A much more competitive Europe. After the mini-euphoria which followed the EU Summit at the end of last month, the first couple of weeks of July have been pretty awful for the single currency. Safe-haven currencies such as the dollar, the Japanese yen and the Canadian dollar have recorded gains of roughly 4% so far this month, while even high-beta currencies such as the Aussie have registered an advance of close to 4%. If we scroll back a little further, the euro’s losses are even more dramatic. Since the end of the first quarter, the yen has jumped against the euro by 14.5%, the dollar by 9%, and against the pound by 6%. Some of the major Asian currencies have also surged against the euro over this time period – the won, the Singapore dollar and the Taiwanese dollar are all up by 8% since the end of March. Amidst the understandable negativity towards the single currency, it is worth recognising that the euro is now much more competitive. Since late 2009, the real trade-weighted index has dropped by more than 18% to its lowest level for almost a decade. For those producers in Europe who were already competitive at a much higher exchange rate, this decline is now starting to represent a real boon. Indeed, what is clearly happening in Europe is that there is a very powerful internal devaluation in the likes of Spain, Portugal, Italy, Greece and Ireland, and an equally critical external devaluation via the nominal exchange rate. As such, through a dramatic re-alignment of relative labour costs, much needed structural reforms in the labour market, fiscal consolidation and a significant currency depreciation, the necessary adjustments to make Europe more competitive over the longer term are well underway.
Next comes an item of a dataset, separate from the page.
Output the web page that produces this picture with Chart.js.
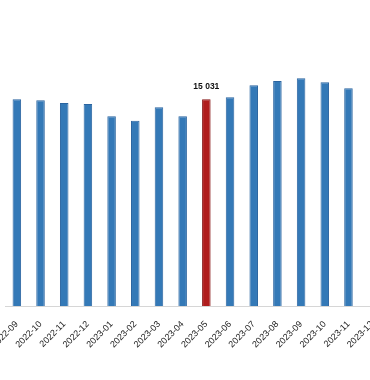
<!DOCTYPE html>
<html>
<head>
<meta charset="utf-8">
<script src="https://cdn.jsdelivr.net/npm/chart.js@4"></script>
<style>
  html, body { margin: 0; padding: 0; background: #fff; overflow: hidden; width: 370px; height: 380px; }
  #wrap { position: absolute; left: 0; top: 0; width: 390px; height: 380px; }
</style>
</head>
<body>
<div id="wrap"><canvas id="c"></canvas></div>
<script>
const months = ["2022-09","2022-10","2022-11","2022-12","2023-01","2023-02","2023-03","2023-04","2023-05","2023-06","2023-07","2023-08","2023-09","2023-10","2023-11","2023-12"];
const values = [15040, 14960, 14760, 14690, 13800, 13480, 14450, 13800, 15031, 15180, 16050, 16360, 16560, 16270, 15830, null];
const highlightMonth = "2023-05";

const hi = months.indexOf(highlightMonth);
const fillColors = months.map((m, i) => i === hi ? "#b01d1d" : "#3479b7");
const borderColors = months.map((m, i) => i === hi ? "#861414" : "#2a64a0");

function fmt(v) {
  return String(Math.round(v)).replace(/\B(?=(\d{3})+(?!\d))/g, " ");
}

const valueLabel = {
  id: "valueLabel",
  afterDatasetsDraw(chart) {
    const meta = chart.getDatasetMeta(0);
    const el = meta.data[hi];
    if (!el) return;
    const ctx = chart.ctx;
    ctx.save();
    ctx.font = "bold 8.5px 'Liberation Sans', Arial, sans-serif";
    ctx.fillStyle = "#111";
    ctx.textAlign = "center";
    ctx.textBaseline = "bottom";
    ctx.fillText(fmt(values[hi]), el.x, el.y - 8);
    ctx.restore();
  }
};

new Chart(document.getElementById("c"), {
  type: "bar",
  data: {
    labels: months,
    datasets: [{
      data: values,
      backgroundColor: fillColors,
      borderColor: borderColors,
      borderWidth: 1,
      categoryPercentage: 1,
      barPercentage: 0.36
    }]
  },
  options: {
    responsive: true,
    maintainAspectRatio: false,
    animation: false,
    layout: { padding: { left: 5, right: 6, top: 31, bottom: 0 } },
    plugins: { legend: { display: false }, tooltip: { enabled: false } },
    scales: {
      x: {
        grid: { display: false, drawTicks: false },
        border: { display: true, color: "#d6d6d6", width: 1 },
        ticks: {
          minRotation: 45, maxRotation: 45, autoSkip: false,
          padding: 13,
          color: "#222",
          font: { family: "'Liberation Sans', Arial, sans-serif", size: 9 }
        },
        afterFit(scale) {
          scale.paddingLeft = 0;
          scale.paddingRight = 0;
          scale.height = 74;
        }
      },
      y: {
        display: false,
        min: 0,
        max: 20000
      }
    }
  },
  plugins: [valueLabel]
});
</script>
</body>
</html>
Yen dynamics. The stand-out currency last week was the yen, with EUR/JPY threatening to break below the 2012 lows (see New Records for EUR/JPY).   In contrast, USD/JPY has been confined to a relatively tight 79-80 range for nearly all of the month-to-date, suggesting that the dollar and yen are becoming more aligned as investors err towards safe-havens and away from taking on risk. In markets, the summer lull may have come early, even though the global hub of FX trading (the UK) is seeing rain on a daily basis. However, the fact that the yen outperformed last week fits with what we’ve seen in interest rate and stock markets.   The 2Y rate spread (US minus Japan) has moved in the yen’s favour as both US yields have moved lower and yen rates higher. Meanwhile, there are also signs that the yen is becoming more sensitive to stock movements, with the correlation between USD/JPY and emerging Asia stocks (MSCI) rising (on 1mth rolling basis).   This correlation was in negative territory for nearly half of last year, but only fleetingly so this year, dipping to -0.30 in May, vs. the current 0.28.   As such, the weaker tone to equities in general offered more support to the yen last week and this greater correlation underpins why it has done relatively well.